In practice, you can usually apply dropout only to the neurons in the top one to three layers (excluding the output layer).

In [37]:
model = keras.models.Sequential([
    keras.layers.Flatten(input_shape=[28, 28]),
    keras.layers.Dropout(rate=0.2),
    keras.layers.Dense(300, activation="elu", kernel_initializer="he_normal"),
    keras.layers.Dropout(rate=0.2),
    keras.layers.Dense(100, activation="elu", kernel_initializer="he_normal"),
    keras.layers.Dropout(rate=0.2),
    keras.layers.Dense(10, activation="softmax")
])

Since dropout is only active during training, comparing the training loss and the validation loss can be misleading. In particular, a model may be overfitting the training set and yet have similar training and validation losses. So make sure to evaluate the training loss without dropout (e.g., after training).

### Max-Norm Regularization

In [38]:
keras.layers.Dense(100, activation="elu", kernel_initializer="he_normal",
                   kernel_constraint=keras.constraints.max_norm(1.))

<tensorflow.python.keras.layers.core.Dense at 0x183976defc8>

# Default DNN configuration

### Kernel Initializer -------------- He initialization
### Activation Function ------------- ELU
### Normalization ------------------- None if shallow; Batch Norm if deep
### Regularization ------------------ Early stopping (+ℓ2 reg. if needed)
### Optimizer ----------------------- Momentum (or RMSProp or Nadam)
### Learning Rate Schedule ---------- 1cycle

# Default DNN configuration for a self-normalizing net

### Kernel Initializer -------------- LeCun initialization
### Activation Function ------------- SELU
### Normalization ------------------- None(self-normalization)
### Regularization ------------------ Alpha Dropout if needed
### Optimizer ----------------------- Momentum (or RMSProp or Nadam)
### Learning Rate Schedule ---------- 1cycle

Don’t forget to normalize the input features! You should also try to reuse parts of a pretrained neural network if you can find one that solves a similar problem, or use unsupervised pretraining if you have a lot of unlabeled data, or use pretraining on an auxiliary task if you have a lot of labeled data for a similar task.
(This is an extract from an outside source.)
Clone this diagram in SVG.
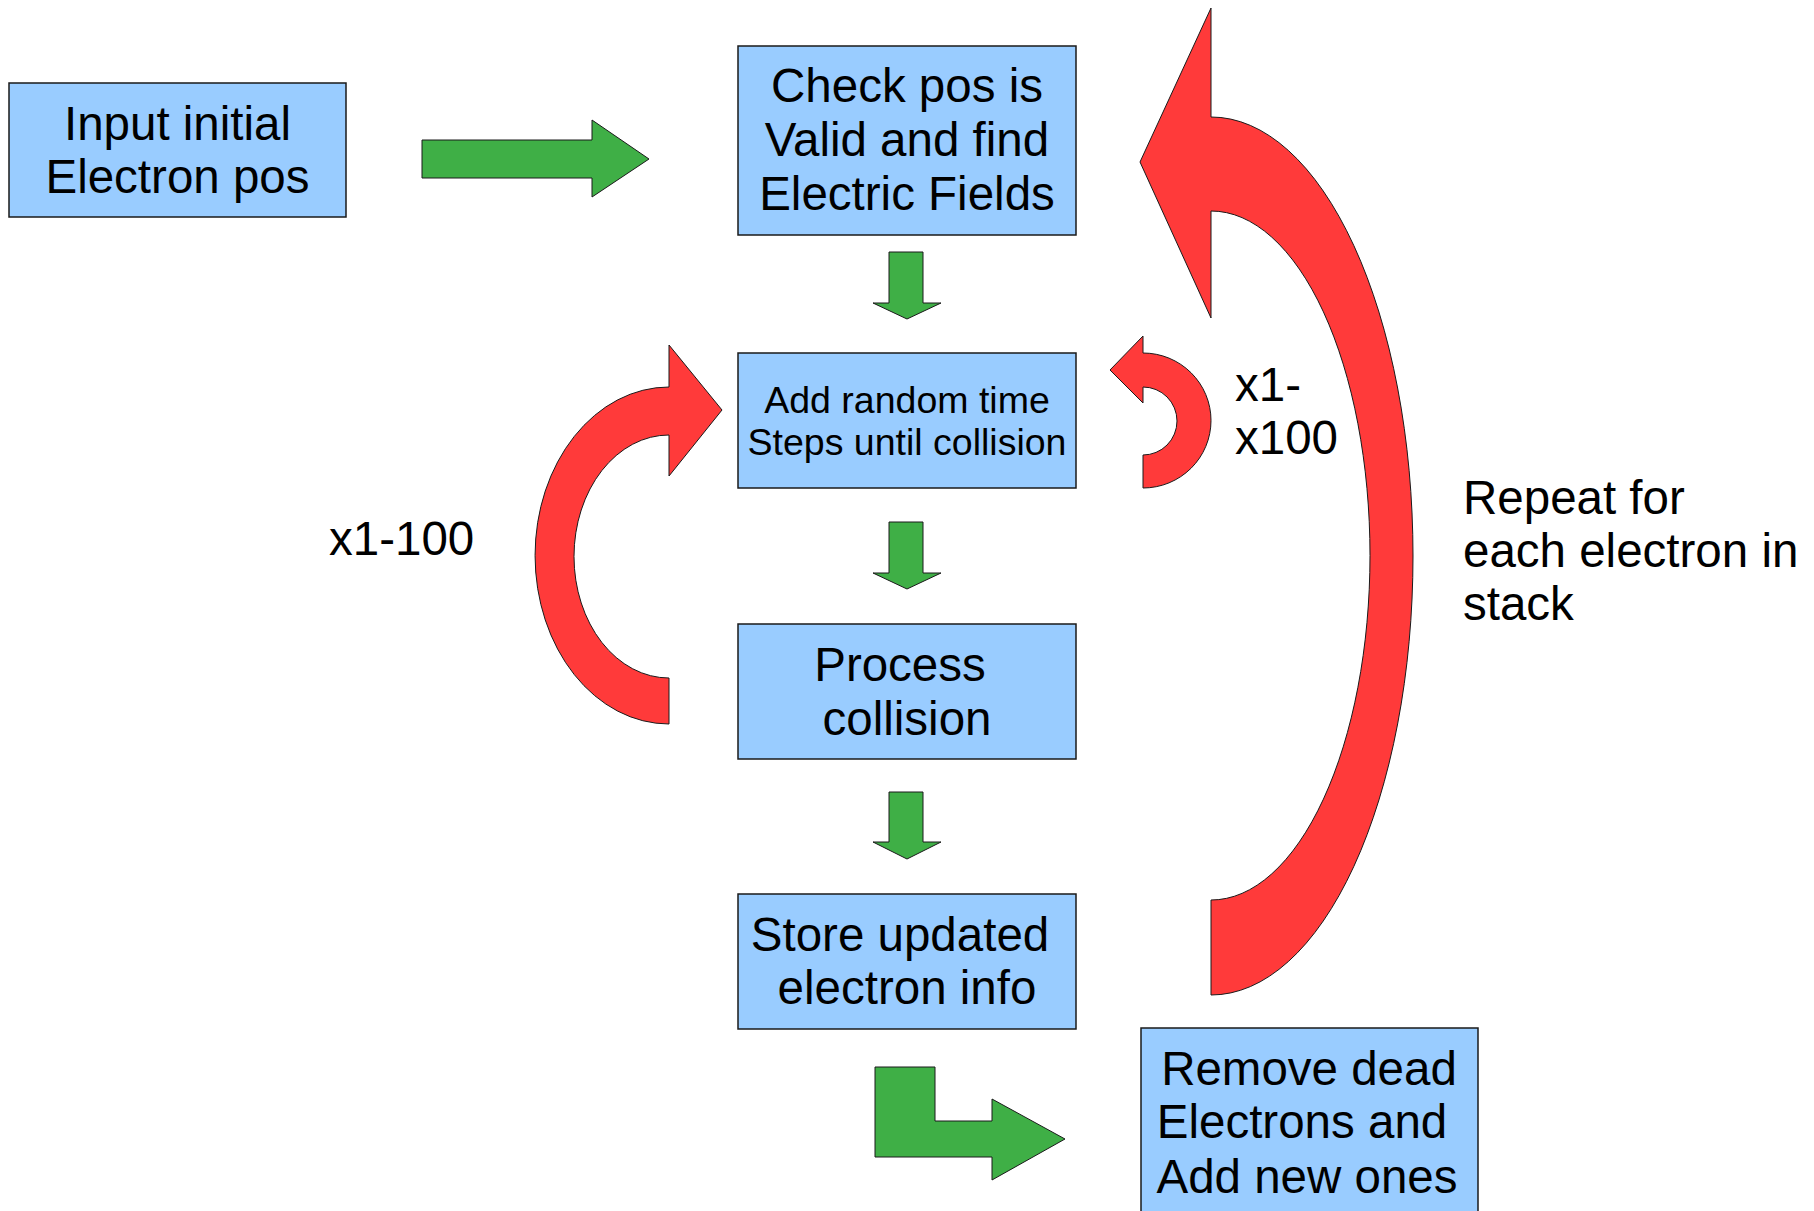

While the previous guidelines should cover most cases, here are some exceptions:

- If you need a sparse model, you can use ℓ1 regularization (and optionally zero out the tiny weights after training). If you need an even sparser model, you can use the TensorFlow Model Optimization Toolkit. This will break self-normalization, so you should use the default configuration in this case

- If you need a low-latency model (one that performs lightning-fast predictions), you may need to use fewer layers, fold the Batch Normalization layers into the previous layers, and possibly use a faster activation function such as leaky ReLU or just ReLU. Having a sparse model will also help. Finally, you may want to reduce the float precision from 32 bits to 16 or even 8 bits (see “Deploying a Model to a Mobile or Embedded Device”). Again, check out TF-MOT.

- If you are building a risk-sensitive application, or inference latency is not very important in your application, you can use MC Dropout to boost performance and get more reliable probability estimates, along with uncertainty estimates.